Owlet, that you would even pose this question tells me what a fantastic, loving and dedicated parront you are, and honestly I think none of your birds could possibly be in better hands. I think you need to be a whole lot easier on yourself, although I too know how very hard that is to do sometimes. You have a huge heart and you want what is best for your birds, and in my opinion that very best is YOU!! I concur with my very wise and learned colleague with the sax, you most definitely have got this, Owlet!!
 
I would LOVE one of those double bags. I've been eyeing them fondly for years now but I just havent been able to justify the cost and I especially cannot afford it now as my last day at work is may 13th and I dont have another job lined up yet.


thank you all for your posts it really helps!
I feel that in my bones! We just sprung for Sammy’s cage so a double pak o is a distant dream too.

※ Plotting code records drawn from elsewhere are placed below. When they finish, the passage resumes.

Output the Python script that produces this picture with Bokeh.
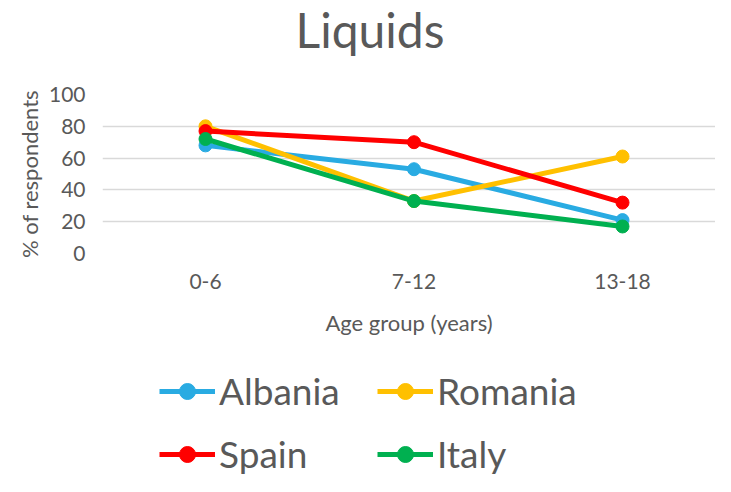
from bokeh.plotting import figure
from bokeh.layouts import column
from bokeh.models import Range1d, FixedTicker, Legend, LegendItem, Title
from bokeh.embed import file_html
from bokeh.resources import INLINE

age_groups = ["0-6", "7-12", "13-18"]
albania = [68, 53, 21]
romania = [80, 33, 61]
spain = [77, 70, 32]
italy = [72, 33, 17]
series = [("Albania", albania, "#29ABE2"),
          ("Romania", romania, "#FFC000"),
          ("Spain", spain, "#FF0000"),
          ("Italy", italy, "#00B050")]
legend_order = ["Albania", "Spain", "Romania", "Italy"]  # column-major -> rows Albania/Romania, Spain/Italy

x = list(range(len(age_groups)))
TXT = "#595959"
FONT = "Lato"

p = figure(width=715, height=343, output_backend="svg", toolbar_location=None,
           x_range=Range1d(-0.494, 2.446), y_range=Range1d(0, 100),
           min_border_left=102, min_border_right=0, min_border_top=0,
           min_border_bottom=90, title=None)
p.outline_line_color = None
p.background_fill_color = "white"
p.border_fill_color = "white"

spacer = Title(text=" ", text_font_size="10px", standoff=22)
p.add_layout(spacer, "above")
main_title = Title(text="Liquids", text_font=FONT, text_font_size="48px",
                   text_font_style="normal", text_color=TXT, align="left",
                   offset=193, standoff=0, vertical_align="top")
p.add_layout(main_title, "above")

p.xaxis.ticker = FixedTicker(ticks=x)
p.xaxis.major_label_overrides = {i: g for i, g in enumerate(age_groups)}
p.yaxis.ticker = FixedTicker(ticks=[0, 20, 40, 60, 80, 100])
for ax in (p.xaxis, p.yaxis):
    ax.axis_line_color = None
    ax.major_tick_line_color = None
    ax.minor_tick_line_color = None
    ax.major_tick_out = 0
    ax.major_tick_in = 0
    ax.minor_tick_out = 0
    ax.major_label_text_font = FONT
    ax.major_label_text_font_size = "21px"
    ax.major_label_text_color = TXT
    ax.axis_label_text_font = FONT
    ax.axis_label_text_font_size = "22px"
    ax.axis_label_text_font_style = "normal"
    ax.axis_label_text_color = TXT
p.xaxis.axis_label = "Age group (years)"
p.yaxis.axis_label = "% of respondents"
p.xaxis.major_label_standoff = 20
p.xaxis.axis_label_standoff = 17
p.yaxis.major_label_standoff = 17
p.yaxis.axis_label_standoff = 3

p.xgrid.grid_line_color = None
p.ygrid.grid_line_color = "#D9D9D9"
p.ygrid.grid_line_width = 1.5

for name, vals, col in series:
    p.line(x, vals, line_color=col, line_width=5)
    p.scatter(x, vals, size=13, fill_color=col, line_color=col)

# legend panel below the chart (series drawn out of view, only the legend shows)
p2 = figure(width=715, height=133, output_backend="svg", toolbar_location=None,
            x_range=Range1d(10, 11), y_range=Range1d(500, 501),
            x_axis_location=None, y_axis_location=None,
            min_border=0, title=None)
p2.grid.visible = False
p2.outline_line_color = None
p2.border_fill_color = "white"
p2.background_fill_color = "white"

renderers = {}
for name, vals, col in series:
    r1 = p2.line(x, vals, line_color=col, line_width=5)
    r2 = p2.scatter(x, vals, size=13, fill_color=col, line_color=col)
    renderers[name] = [r1, r2]

items = [LegendItem(label=n, renderers=renderers[n]) for n in legend_order]
legend = Legend(items=items, ncols=2, location=(57, 0))
legend.label_text_font = FONT
legend.label_text_font_size = "37px"
legend.label_text_color = TXT
legend.glyph_width = 56
legend.glyph_height = 40
legend.label_height = 40
legend.label_width = 140
legend.label_standoff = 4
legend.spacing = 18
legend.padding = 0
legend.margin = 0
legend.border_line_color = None
legend.background_fill_alpha = 0
p2.add_layout(legend, "center")

layout = column(p, p2, spacing=0)
open("out.html", "w").write(file_html(layout, INLINE))
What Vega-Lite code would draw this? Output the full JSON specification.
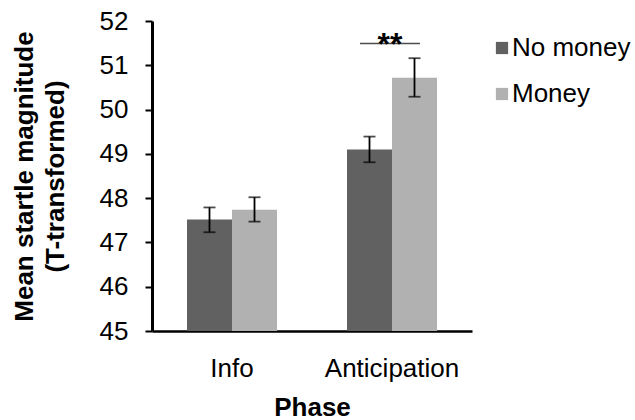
{
  "$schema": "https://vega.github.io/schema/vega-lite/v6.json",
  "autosize": "none",
  "width": 320,
  "height": 310,
  "padding": {"left": 152, "top": 21, "right": 163, "bottom": 89},
  "background": "white",
  "config": {
    "font": "Liberation Sans",
    "view": {"stroke": null},
    "axis": {"grid": false, "domainColor": "black", "labelColor": "black", "titleColor": "black", "labelFont": "Liberation Sans", "titleFont": "Liberation Sans"}
  },
  "datasets": {
    "bars": [
      {"phase": "Info", "group": "No money", "mean": 47.52, "lo": 47.23, "hi": 47.79},
      {"phase": "Info", "group": "Money", "mean": 47.74, "lo": 47.47, "hi": 48.02},
      {"phase": "Anticipation", "group": "No money", "mean": 49.1, "lo": 48.81, "hi": 49.39},
      {"phase": "Anticipation", "group": "Money", "mean": 50.72, "lo": 50.29, "hi": 51.16}
    ],
    "sig": [
      {"phase": "Anticipation", "y": 51.49, "label": "**"}
    ]
  },
  "layer": [
    {
      "data": {"name": "bars"},
      "mark": {"type": "bar"},
      "encoding": {
        "x": {"field": "phase", "type": "nominal", "sort": ["Info", "Anticipation"],
          "scale": {"paddingInner": 0.4375, "paddingOuter": 0.21875},
          "axis": {"title": "Phase", "labelAngle": 0, "labelFontSize": 26, "titleFontSize": 26, "titleFontWeight": "bold", "ticks": false, "tickSize": 0, "labelPadding": 24, "titlePadding": 13, "domainWidth": 2.5}},
        "xOffset": {"field": "group", "type": "nominal", "sort": ["No money", "Money"], "scale": {"paddingInner": 0, "paddingOuter": 0}},
        "y": {"field": "mean", "type": "quantitative",
          "scale": {"domain": [45, 52], "nice": false, "zero": false},
          "axis": {"title": ["Mean startle magnitude", "(T-transformed)"], "values": [45, 46, 47, 48, 49, 50, 51, 52], "labelFontSize": 26, "labelPadding": 17, "tickSize": 7, "tickWidth": 2, "tickColor": "black", "domainWidth": 3, "titleFontSize": 26, "titleFontWeight": "bold", "titlePadding": 31, "titleLineHeight": 31}},
        "y2": {"datum": 45},
        "color": {"field": "group", "type": "nominal", "sort": ["No money", "Money"],
          "scale": {"domain": ["No money", "Money"], "range": ["#616161", "#b1b1b1"]},
          "legend": {"title": null, "orient": "none", "legendX": 337, "legendY": 14, "padding": 0, "symbolType": "square", "symbolSize": 150, "symbolStrokeWidth": 0, "labelFontSize": 26, "labelColor": "black", "labelFont": "Liberation Sans", "rowPadding": 20, "labelOffset": -3}}
      }
    },
    {
      "data": {"name": "bars"},
      "mark": {"type": "rule", "color": "black", "strokeWidth": 1.8},
      "encoding": {
        "x": {"field": "phase", "type": "nominal", "sort": ["Info", "Anticipation"]},
        "xOffset": {"field": "group", "type": "nominal", "sort": ["No money", "Money"]},
        "y": {"field": "lo", "type": "quantitative"},
        "y2": {"field": "hi"}
      }
    },
    {
      "data": {"name": "bars"},
      "mark": {"type": "tick", "color": "black", "thickness": 1.8, "size": 12, "orient": "horizontal"},
      "encoding": {
        "x": {"field": "phase", "type": "nominal", "sort": ["Info", "Anticipation"]},
        "xOffset": {"field": "group", "type": "nominal", "sort": ["No money", "Money"]},
        "y": {"field": "lo", "type": "quantitative"}
      }
    },
    {
      "data": {"name": "bars"},
      "mark": {"type": "tick", "color": "black", "thickness": 1.8, "size": 12, "orient": "horizontal"},
      "encoding": {
        "x": {"field": "phase", "type": "nominal", "sort": ["Info", "Anticipation"]},
        "xOffset": {"field": "group", "type": "nominal", "sort": ["No money", "Money"]},
        "y": {"field": "hi", "type": "quantitative"}
      }
    },
    {
      "data": {"name": "sig"},
      "mark": {"type": "tick", "color": "black", "thickness": 1.5, "size": 60, "orient": "horizontal", "xOffset": -2},
      "encoding": {
        "x": {"field": "phase", "type": "nominal", "sort": ["Info", "Anticipation"]},
        "y": {"field": "y", "type": "quantitative"}
      }
    },
    {
      "data": {"name": "sig"},
      "mark": {"type": "text", "color": "black", "fontSize": 32, "fontWeight": "bold", "font": "Liberation Sans", "baseline": "alphabetic", "dy": 11, "dx": -2},
      "encoding": {
        "x": {"field": "phase", "type": "nominal", "sort": ["Info", "Anticipation"]},
        "y": {"field": "y", "type": "quantitative"},
        "text": {"field": "label"}
      }
    }
  ]
}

I think you are a fantastic and knowledgeable parrot owner, and I totally feel overwhelmed sometimes too. When that happens I also question myself. There is a person in our local parrot/rescue community who has stated that the best home for a parrot is a stable one, not a perfect one. I think you provide stability for your birds, and it’s okay if it’s not always perfect; perfect is impossible. The fact that you’re reflecting on how to continue to improve and enrich their lives shows that you really care and they are in great hands with you.
 
As a single mom to multiple pets.. I know the struggle. And the feelings of guilt.

I rotate mommy and me times. 2 of my pups are advanced seniors , 2 are younger. Do to my health i hsve to scooter walk them. The oldest rides with me, the second oldest csn just walk a few houses down. I can't handle 4 in the car, so I just take one snd rotation. I feel like I let the pups down tho...its just harder with my health... but then the elders sleep a lot these days..

I'm lucky with my flock..so all csn be on me st the same time, but I hsve to rotate tge preferred shoulder position.

I support whatever works for you , including re homing. If the stress is too much and it effects your quality of life, you've lost the joy of them. Then you know there are good homes that can be found.
 
This is why I ALWAYS make a point of telling folks contemplating getting additional parrots that the 1 on 1 time is going to be 1/2 that it was with a single parrot. Or even less the more birds are involved.
 
Life is the fine art of compromise and seeking accommodation after total review of the situation. We don't precisely know how parrots perceive time or sentiments of fairness. That you are sufficiently sentient to pose the question seems to define you as excellent parront! Now the hard task (as you are well aware!) becomes sating your conscious and avoiding nagging guilt. Even multiple examples of a species require varied levels of attention/affection. I suspect re-homing any of your birds for this reason will lead to greater disharmony than present. Just my opinion!!